## Supplied material
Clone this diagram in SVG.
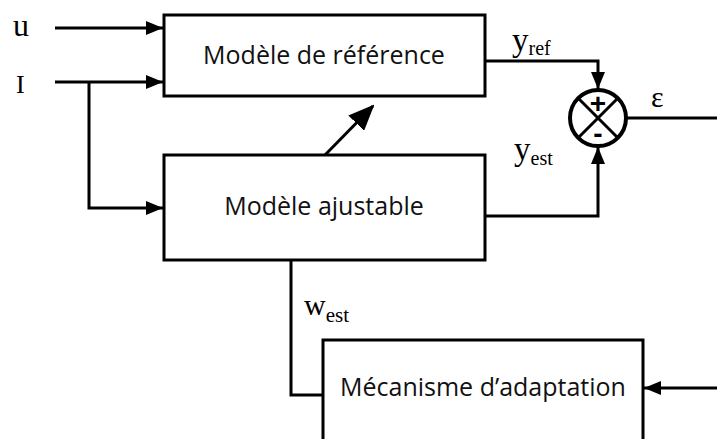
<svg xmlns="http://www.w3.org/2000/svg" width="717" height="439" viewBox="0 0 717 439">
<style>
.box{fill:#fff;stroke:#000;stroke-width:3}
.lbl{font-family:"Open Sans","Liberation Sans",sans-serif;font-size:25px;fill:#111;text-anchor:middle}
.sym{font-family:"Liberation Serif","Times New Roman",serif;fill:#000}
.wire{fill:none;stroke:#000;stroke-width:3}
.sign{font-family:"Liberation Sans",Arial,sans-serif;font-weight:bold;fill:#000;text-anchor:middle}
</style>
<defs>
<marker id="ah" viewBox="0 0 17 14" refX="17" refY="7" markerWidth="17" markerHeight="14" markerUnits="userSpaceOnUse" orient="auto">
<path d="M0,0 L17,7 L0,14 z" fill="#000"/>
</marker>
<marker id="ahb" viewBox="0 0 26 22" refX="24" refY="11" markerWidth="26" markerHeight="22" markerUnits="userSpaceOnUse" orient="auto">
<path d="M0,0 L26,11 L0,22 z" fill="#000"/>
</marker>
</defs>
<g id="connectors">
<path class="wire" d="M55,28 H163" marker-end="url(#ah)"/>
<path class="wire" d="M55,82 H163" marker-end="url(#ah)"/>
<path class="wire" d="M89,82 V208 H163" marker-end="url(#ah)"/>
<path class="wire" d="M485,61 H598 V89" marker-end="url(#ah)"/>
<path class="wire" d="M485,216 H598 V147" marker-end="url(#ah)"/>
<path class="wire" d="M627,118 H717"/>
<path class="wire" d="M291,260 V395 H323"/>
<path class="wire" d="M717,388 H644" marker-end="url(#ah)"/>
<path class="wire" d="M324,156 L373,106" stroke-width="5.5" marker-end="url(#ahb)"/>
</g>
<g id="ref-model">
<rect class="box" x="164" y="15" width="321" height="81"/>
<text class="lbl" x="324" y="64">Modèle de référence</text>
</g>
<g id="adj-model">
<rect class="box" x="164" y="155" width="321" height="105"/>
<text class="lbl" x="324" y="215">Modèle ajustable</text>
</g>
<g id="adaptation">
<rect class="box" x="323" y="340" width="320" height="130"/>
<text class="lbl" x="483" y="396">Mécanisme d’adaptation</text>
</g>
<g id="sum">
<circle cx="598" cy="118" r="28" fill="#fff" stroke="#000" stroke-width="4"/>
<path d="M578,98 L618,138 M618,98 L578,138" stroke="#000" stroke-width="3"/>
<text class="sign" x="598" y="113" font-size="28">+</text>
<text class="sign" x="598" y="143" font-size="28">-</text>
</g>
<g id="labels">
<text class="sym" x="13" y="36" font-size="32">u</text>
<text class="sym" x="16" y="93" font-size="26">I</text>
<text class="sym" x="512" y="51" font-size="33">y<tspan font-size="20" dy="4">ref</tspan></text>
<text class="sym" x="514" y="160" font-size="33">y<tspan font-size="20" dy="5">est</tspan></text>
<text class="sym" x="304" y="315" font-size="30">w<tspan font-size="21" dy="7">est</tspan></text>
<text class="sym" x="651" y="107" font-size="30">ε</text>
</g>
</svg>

## Aim of the exercise
Omit the pictures and output all of the other material exactly.

## Response
Clone this diagram in SVG.
<svg xmlns="http://www.w3.org/2000/svg" width="717" height="439" viewBox="0 0 717 439">
<style>
.box{fill:#fff;stroke:#000;stroke-width:3}
.lbl{font-family:"Open Sans","Liberation Sans",sans-serif;font-size:25px;fill:#111;text-anchor:middle}
.sym{font-family:"Liberation Serif","Times New Roman",serif;fill:#000}
.wire{fill:none;stroke:#000;stroke-width:3}
.sign{font-family:"Liberation Sans",Arial,sans-serif;font-weight:bold;fill:#000;text-anchor:middle}
</style>
<defs>
<marker id="ah" viewBox="0 0 17 14" refX="17" refY="7" markerWidth="17" markerHeight="14" markerUnits="userSpaceOnUse" orient="auto">
<path d="M0,0 L17,7 L0,14 z" fill="#000"/>
</marker>
<marker id="ahb" viewBox="0 0 26 22" refX="24" refY="11" markerWidth="26" markerHeight="22" markerUnits="userSpaceOnUse" orient="auto">
<path d="M0,0 L26,11 L0,22 z" fill="#000"/>
</marker>
</defs>
<g id="connectors">
<path class="wire" d="M55,28 H163" marker-end="url(#ah)"/>
<path class="wire" d="M55,82 H163" marker-end="url(#ah)"/>
<path class="wire" d="M89,82 V208 H163" marker-end="url(#ah)"/>
<path class="wire" d="M485,61 H598 V89" marker-end="url(#ah)"/>
<path class="wire" d="M485,216 H598 V147" marker-end="url(#ah)"/>
<path class="wire" d="M627,118 H717"/>
<path class="wire" d="M291,260 V395 H323"/>
<path class="wire" d="M717,388 H644" marker-end="url(#ah)"/>
<path class="wire" d="M324,156 L373,106" stroke-width="5.5" marker-end="url(#ahb)"/>
</g>
<g id="ref-model">
<rect class="box" x="164" y="15" width="321" height="81"/>
<text class="lbl" x="324" y="64">Modèle de référence</text>
</g>
<g id="adj-model">
<rect class="box" x="164" y="155" width="321" height="105"/>
<text class="lbl" x="324" y="215">Modèle ajustable</text>
</g>
<g id="adaptation">
<rect class="box" x="323" y="340" width="320" height="130"/>
<text class="lbl" x="483" y="396">Mécanisme d’adaptation</text>
</g>
<g id="sum">
<circle cx="598" cy="118" r="28" fill="#fff" stroke="#000" stroke-width="4"/>
<path d="M578,98 L618,138 M618,98 L578,138" stroke="#000" stroke-width="3"/>
<text class="sign" x="598" y="113" font-size="28">+</text>
<text class="sign" x="598" y="143" font-size="28">-</text>
</g>
<g id="labels">
<text class="sym" x="13" y="36" font-size="32">u</text>
<text class="sym" x="16" y="93" font-size="26">I</text>
<text class="sym" x="512" y="51" font-size="33">y<tspan font-size="20" dy="4">ref</tspan></text>
<text class="sym" x="514" y="160" font-size="33">y<tspan font-size="20" dy="5">est</tspan></text>
<text class="sym" x="304" y="315" font-size="30">w<tspan font-size="21" dy="7">est</tspan></text>
<text class="sym" x="651" y="107" font-size="30">ε</text>
</g>
</svg>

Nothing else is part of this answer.